### Work to do
Reproduce the entries shown below only from the line with "Recreate this image" down to the line with "import plotly.graph_objects as go", keeping both end lines and copying each one exactly.

* start *

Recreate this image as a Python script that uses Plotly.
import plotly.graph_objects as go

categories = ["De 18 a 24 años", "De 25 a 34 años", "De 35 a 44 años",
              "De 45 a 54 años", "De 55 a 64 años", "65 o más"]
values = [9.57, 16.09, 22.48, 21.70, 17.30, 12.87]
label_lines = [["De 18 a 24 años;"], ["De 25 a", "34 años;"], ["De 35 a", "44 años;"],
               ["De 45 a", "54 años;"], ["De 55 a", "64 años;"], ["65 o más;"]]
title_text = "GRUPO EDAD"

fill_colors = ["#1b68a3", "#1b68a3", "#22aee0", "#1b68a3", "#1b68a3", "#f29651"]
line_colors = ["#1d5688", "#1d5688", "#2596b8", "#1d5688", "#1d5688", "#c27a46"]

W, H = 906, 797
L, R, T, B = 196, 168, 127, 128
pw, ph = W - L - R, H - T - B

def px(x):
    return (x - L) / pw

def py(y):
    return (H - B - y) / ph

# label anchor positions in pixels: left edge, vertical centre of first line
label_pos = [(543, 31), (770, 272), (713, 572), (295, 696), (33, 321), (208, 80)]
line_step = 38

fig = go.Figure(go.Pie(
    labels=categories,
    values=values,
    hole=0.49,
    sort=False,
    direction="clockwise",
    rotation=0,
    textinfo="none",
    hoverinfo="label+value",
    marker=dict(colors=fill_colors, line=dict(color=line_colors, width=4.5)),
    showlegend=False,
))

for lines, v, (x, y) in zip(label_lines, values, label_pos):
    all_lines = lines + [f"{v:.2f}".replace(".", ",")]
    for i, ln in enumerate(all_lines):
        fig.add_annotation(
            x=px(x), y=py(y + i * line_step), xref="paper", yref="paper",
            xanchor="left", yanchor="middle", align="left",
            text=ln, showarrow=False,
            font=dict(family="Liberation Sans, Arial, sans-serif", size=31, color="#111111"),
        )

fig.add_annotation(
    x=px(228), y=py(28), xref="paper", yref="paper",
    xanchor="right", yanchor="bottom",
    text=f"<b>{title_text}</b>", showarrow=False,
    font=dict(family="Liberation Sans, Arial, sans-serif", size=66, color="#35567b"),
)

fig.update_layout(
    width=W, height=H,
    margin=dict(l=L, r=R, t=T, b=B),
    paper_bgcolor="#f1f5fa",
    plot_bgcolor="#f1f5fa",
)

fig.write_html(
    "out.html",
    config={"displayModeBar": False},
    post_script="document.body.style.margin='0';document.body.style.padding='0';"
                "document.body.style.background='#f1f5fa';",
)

* end *
* start *

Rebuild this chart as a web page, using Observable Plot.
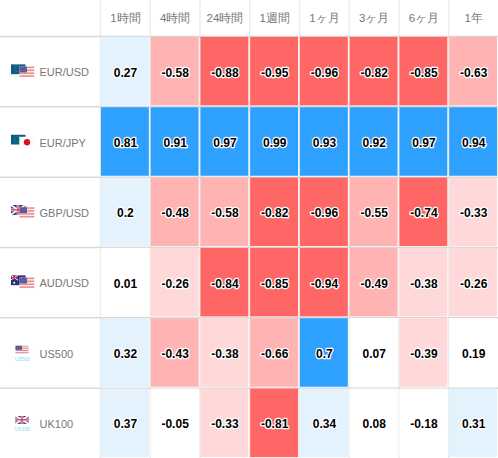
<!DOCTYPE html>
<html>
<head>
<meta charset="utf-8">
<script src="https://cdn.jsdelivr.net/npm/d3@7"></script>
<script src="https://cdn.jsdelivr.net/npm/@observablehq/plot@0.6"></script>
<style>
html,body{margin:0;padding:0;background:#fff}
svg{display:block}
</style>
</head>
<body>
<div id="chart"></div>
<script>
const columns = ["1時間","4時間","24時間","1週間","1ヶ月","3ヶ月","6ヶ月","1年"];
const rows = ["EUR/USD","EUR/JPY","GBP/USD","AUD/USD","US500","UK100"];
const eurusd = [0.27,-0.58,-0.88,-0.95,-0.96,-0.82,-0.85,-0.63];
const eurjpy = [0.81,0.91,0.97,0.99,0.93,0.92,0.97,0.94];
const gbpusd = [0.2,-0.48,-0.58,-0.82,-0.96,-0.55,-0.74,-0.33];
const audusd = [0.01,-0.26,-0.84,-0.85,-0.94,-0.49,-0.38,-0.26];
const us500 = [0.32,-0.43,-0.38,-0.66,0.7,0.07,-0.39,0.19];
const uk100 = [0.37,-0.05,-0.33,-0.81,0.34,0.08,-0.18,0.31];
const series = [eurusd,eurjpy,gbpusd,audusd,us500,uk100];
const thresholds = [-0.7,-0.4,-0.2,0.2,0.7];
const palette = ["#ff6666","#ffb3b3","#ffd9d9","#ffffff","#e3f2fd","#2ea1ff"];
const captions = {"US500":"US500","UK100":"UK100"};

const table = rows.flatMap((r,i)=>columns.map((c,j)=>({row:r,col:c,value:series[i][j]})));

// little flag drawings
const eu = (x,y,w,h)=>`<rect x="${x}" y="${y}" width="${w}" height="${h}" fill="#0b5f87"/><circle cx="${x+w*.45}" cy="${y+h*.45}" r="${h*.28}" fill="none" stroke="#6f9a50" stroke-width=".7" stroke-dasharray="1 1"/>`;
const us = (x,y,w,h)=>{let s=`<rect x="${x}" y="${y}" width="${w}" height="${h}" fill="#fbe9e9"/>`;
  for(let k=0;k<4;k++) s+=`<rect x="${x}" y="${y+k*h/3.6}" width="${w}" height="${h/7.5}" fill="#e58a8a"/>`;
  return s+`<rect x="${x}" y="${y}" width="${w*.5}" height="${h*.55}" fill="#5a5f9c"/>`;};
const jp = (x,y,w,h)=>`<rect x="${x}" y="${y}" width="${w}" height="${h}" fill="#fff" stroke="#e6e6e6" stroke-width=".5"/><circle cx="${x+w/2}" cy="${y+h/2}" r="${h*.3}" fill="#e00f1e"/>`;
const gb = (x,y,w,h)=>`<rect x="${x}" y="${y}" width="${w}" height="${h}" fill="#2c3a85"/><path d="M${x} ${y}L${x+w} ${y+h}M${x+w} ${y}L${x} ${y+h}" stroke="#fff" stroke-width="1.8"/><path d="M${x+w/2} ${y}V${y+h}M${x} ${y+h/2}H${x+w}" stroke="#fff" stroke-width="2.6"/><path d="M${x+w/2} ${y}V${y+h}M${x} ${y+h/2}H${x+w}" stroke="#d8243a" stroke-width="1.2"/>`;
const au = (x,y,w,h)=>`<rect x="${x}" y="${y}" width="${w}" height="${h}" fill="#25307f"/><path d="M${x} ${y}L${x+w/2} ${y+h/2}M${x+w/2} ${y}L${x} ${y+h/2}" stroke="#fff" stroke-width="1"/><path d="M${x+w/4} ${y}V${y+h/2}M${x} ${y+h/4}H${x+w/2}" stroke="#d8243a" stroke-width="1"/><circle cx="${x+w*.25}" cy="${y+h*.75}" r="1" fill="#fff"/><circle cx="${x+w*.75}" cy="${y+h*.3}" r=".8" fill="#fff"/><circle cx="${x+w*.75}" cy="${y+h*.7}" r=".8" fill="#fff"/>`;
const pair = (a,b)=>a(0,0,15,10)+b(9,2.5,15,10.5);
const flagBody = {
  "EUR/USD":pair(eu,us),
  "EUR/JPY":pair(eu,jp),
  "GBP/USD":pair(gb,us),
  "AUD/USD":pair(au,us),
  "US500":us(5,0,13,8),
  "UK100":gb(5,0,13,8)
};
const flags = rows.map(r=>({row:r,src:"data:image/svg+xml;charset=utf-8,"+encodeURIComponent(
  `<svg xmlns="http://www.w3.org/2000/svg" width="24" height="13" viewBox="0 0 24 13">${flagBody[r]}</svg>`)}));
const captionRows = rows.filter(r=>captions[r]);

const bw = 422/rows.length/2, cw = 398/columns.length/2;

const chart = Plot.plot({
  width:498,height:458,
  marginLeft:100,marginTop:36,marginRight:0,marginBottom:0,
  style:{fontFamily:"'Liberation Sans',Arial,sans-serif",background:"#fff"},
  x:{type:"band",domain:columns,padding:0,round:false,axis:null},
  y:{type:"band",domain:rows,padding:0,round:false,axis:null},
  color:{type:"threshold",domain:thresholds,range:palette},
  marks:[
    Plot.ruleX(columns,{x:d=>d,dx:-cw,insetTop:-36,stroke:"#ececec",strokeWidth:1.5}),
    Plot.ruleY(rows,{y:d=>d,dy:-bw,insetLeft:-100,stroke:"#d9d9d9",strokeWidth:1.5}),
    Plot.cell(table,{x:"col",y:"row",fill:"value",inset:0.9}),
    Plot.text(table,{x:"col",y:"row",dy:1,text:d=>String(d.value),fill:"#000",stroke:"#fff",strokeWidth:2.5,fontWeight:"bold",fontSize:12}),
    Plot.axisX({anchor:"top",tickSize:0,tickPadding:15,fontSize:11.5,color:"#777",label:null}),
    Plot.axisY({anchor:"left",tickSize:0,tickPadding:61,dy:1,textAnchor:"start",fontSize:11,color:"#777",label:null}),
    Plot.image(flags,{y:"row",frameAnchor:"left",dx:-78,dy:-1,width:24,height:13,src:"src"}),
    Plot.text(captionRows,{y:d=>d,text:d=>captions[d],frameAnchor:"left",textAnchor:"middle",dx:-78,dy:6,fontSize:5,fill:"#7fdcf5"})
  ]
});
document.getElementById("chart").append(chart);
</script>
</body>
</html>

* end *

### Solution for this problem
Recreate this image as a Python script that uses Plotly.
import plotly.graph_objects as go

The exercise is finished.